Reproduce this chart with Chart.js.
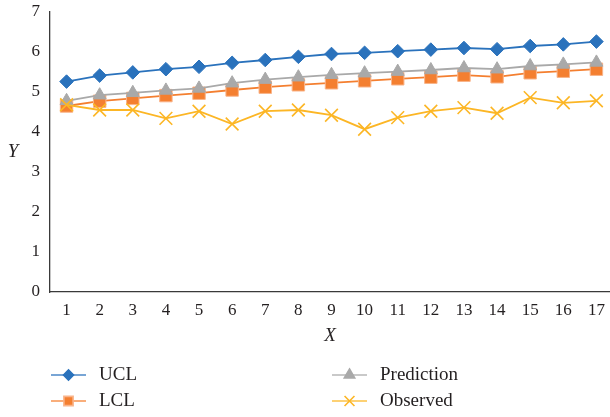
<!DOCTYPE html>
<html>
<head>
<meta charset="utf-8">
<script src="https://cdn.jsdelivr.net/npm/chart.js@4/dist/chart.umd.min.js"></script>
<style>
  html, body { margin: 0; padding: 0; background: #fff; overflow: hidden; }
  #wrap { width: 610px; height: 417px; }
</style>
</head>
<body>
<div id="wrap"><canvas id="c" width="610" height="417"></canvas></div>
<script>
// Sample index along the horizontal axis
const categories = [1, 2, 3, 4, 5, 6, 7, 8, 9, 10, 11, 12, 13, 14, 15, 16, 17];

// Control limits, model prediction and observed values
const ucl        = [5.26, 5.41, 5.49, 5.57, 5.63, 5.73, 5.80, 5.88, 5.95, 5.98, 6.02, 6.06, 6.10, 6.07, 6.15, 6.19, 6.26];
const prediction = [4.78, 4.92, 4.98, 5.04, 5.09, 5.22, 5.31, 5.37, 5.43, 5.47, 5.51, 5.55, 5.60, 5.57, 5.65, 5.69, 5.74];
const lcl        = [4.65, 4.77, 4.84, 4.91, 4.97, 5.05, 5.12, 5.18, 5.23, 5.28, 5.33, 5.37, 5.42, 5.38, 5.48, 5.52, 5.57];
const observed   = [4.68, 4.55, 4.55, 4.34, 4.52, 4.20, 4.52, 4.55, 4.42, 4.07, 4.36, 4.52, 4.61, 4.47, 4.86, 4.73, 4.78];

const yTicks = [0, 1, 2, 3, 4, 5, 6, 7];

const BLUE = '#2A72BC', ORANGE = '#F47F30', GRAY = '#A9A9A9', GOLD = '#FCB625';
const TEXT = '#231F20';
const SERIF = '"Liberation Serif", "DejaVu Serif", serif';

const pts = arr => arr.map((v, i) => ({ x: categories[i], y: v }));

const datasets = [
  { label: 'UCL', data: pts(ucl), borderColor: BLUE, backgroundColor: BLUE,
    pointStyle: 'rectRot', pointRadius: 6.8, pointBorderColor: BLUE, pointBorderWidth: 1,
    borderWidth: 1.8, order: 3 },
  { label: 'Prediction', data: pts(prediction), borderColor: GRAY, backgroundColor: GRAY,
    pointStyle: 'triangle', pointRadius: 7.5, pointBorderColor: GRAY, pointBorderWidth: 1,
    borderWidth: 1.8, order: 1 },
  { label: 'LCL', data: pts(lcl), borderColor: ORANGE, backgroundColor: ORANGE,
    pointStyle: 'rect', pointRadius: 8.8, pointBorderColor: '#F9B48A', pointBorderWidth: 1,
    borderWidth: 1.8, order: 2 },
  { label: 'Observed', data: pts(observed), borderColor: GOLD, backgroundColor: GOLD,
    pointStyle: 'crossRot', pointRadius: 9, pointBorderColor: GOLD, pointBorderWidth: 1.6,
    borderWidth: 1.8, order: 0 }
];

// Upright "Y" axis title and the two-column legend below the plot
const extras = {
  id: 'extras',
  afterDraw(chart) {
    const ctx = chart.ctx;
    ctx.save();
    ctx.fillStyle = TEXT;
    ctx.font = 'italic 19px ' + SERIF;
    ctx.textAlign = 'center';
    ctx.textBaseline = 'middle';
    ctx.fillText('Y', 13, 152);

    const slots = [
      { ds: 0, x0: 51, x1: 86, y: 375 },
      { ds: 1, x0: 332, x1: 367, y: 375 },
      { ds: 2, x0: 51, x1: 86, y: 401 },
      { ds: 3, x0: 332, x1: 367, y: 401 }
    ];
    const legendRadius = { rectRot: 5, triangle: 6, rect: 6.5, crossRot: 7 };
    slots.forEach(s => {
      const d = chart.data.datasets[s.ds];
      ctx.strokeStyle = d.borderColor;
      ctx.globalAlpha = 0.85;
      ctx.lineWidth = 1.6;
      ctx.beginPath();
      ctx.moveTo(s.x0, s.y);
      ctx.lineTo(s.x1, s.y);
      ctx.stroke();
      ctx.globalAlpha = 1;
      ctx.fillStyle = d.backgroundColor;
      ctx.strokeStyle = d.pointBorderColor;
      Chart.helpers.drawPoint(ctx, {
        pointStyle: d.pointStyle,
        radius: legendRadius[d.pointStyle],
        borderWidth: d.pointStyle === 'crossRot' ? 1.4 : 1,
        rotation: 0
      }, (s.x0 + s.x1) / 2, s.y);
      ctx.fillStyle = TEXT;
      ctx.font = '19px ' + SERIF;
      ctx.textAlign = 'left';
      ctx.textBaseline = 'middle';
      ctx.fillText(d.label, s.x1 + 13, s.y);
    });
    ctx.restore();
  }
};

new Chart(document.getElementById('c'), {
  type: 'line',
  data: { datasets },
  options: {
    responsive: false,
    animation: false,
    events: [],
    layout: { autoPadding: false, padding: { top: 12, right: 0, bottom: 70, left: 0 } },
    plugins: { legend: { display: false }, tooltip: { enabled: false } },
    scales: {
      x: {
        type: 'linear',
        min: 0.5,
        max: 17.41,
        grid: { display: false, drawTicks: false, tickLength: 0 },
        border: { display: true, color: '#3a3a3a', width: 1.3 },
        afterBuildTicks: s => { s.ticks = categories.map(v => ({ value: v })); },
        afterFit: s => { s.height = 55; s.paddingLeft = 0; s.paddingRight = 0; },
        ticks: {
          autoSkip: false, maxRotation: 0, padding: 8, color: TEXT,
          font: { family: SERIF, size: 17 },
          callback: v => String(v)
        },
        title: {
          display: true, text: 'X', color: TEXT,
          font: { family: SERIF, size: 19, style: 'italic' },
          padding: { top: 0, bottom: 0 }
        }
      },
      y: {
        min: 0,
        max: 7,
        grid: { display: false, drawTicks: false, tickLength: 0 },
        border: { display: true, color: '#3a3a3a', width: 1.3 },
        afterBuildTicks: s => { s.ticks = yTicks.map(v => ({ value: v })); },
        afterFit: s => { s.width = 50; s.paddingTop = 0; s.paddingBottom = 0; },
        ticks: {
          padding: 10, color: TEXT,
          font: { family: SERIF, size: 17 },
          callback: v => String(v)
        }
      }
    }
  },
  plugins: [extras]
});
</script>
</body>
</html>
● ● ● ● ●
DIRECTIONS »
Reproduce the material above exactly, first line through the line that contains "const yTicks = [0, 1, 2, 3, 4, 5, 6, 7];", minus the pictures.

FULL RESPONSE »
Reproduce this chart with Chart.js.
<!DOCTYPE html>
<html>
<head>
<meta charset="utf-8">
<script src="https://cdn.jsdelivr.net/npm/chart.js@4/dist/chart.umd.min.js"></script>
<style>
  html, body { margin: 0; padding: 0; background: #fff; overflow: hidden; }
  #wrap { width: 610px; height: 417px; }
</style>
</head>
<body>
<div id="wrap"><canvas id="c" width="610" height="417"></canvas></div>
<script>
// Sample index along the horizontal axis
const categories = [1, 2, 3, 4, 5, 6, 7, 8, 9, 10, 11, 12, 13, 14, 15, 16, 17];

// Control limits, model prediction and observed values
const ucl        = [5.26, 5.41, 5.49, 5.57, 5.63, 5.73, 5.80, 5.88, 5.95, 5.98, 6.02, 6.06, 6.10, 6.07, 6.15, 6.19, 6.26];
const prediction = [4.78, 4.92, 4.98, 5.04, 5.09, 5.22, 5.31, 5.37, 5.43, 5.47, 5.51, 5.55, 5.60, 5.57, 5.65, 5.69, 5.74];
const lcl        = [4.65, 4.77, 4.84, 4.91, 4.97, 5.05, 5.12, 5.18, 5.23, 5.28, 5.33, 5.37, 5.42, 5.38, 5.48, 5.52, 5.57];
const observed   = [4.68, 4.55, 4.55, 4.34, 4.52, 4.20, 4.52, 4.55, 4.42, 4.07, 4.36, 4.52, 4.61, 4.47, 4.86, 4.73, 4.78];

const yTicks = [0, 1, 2, 3, 4, 5, 6, 7];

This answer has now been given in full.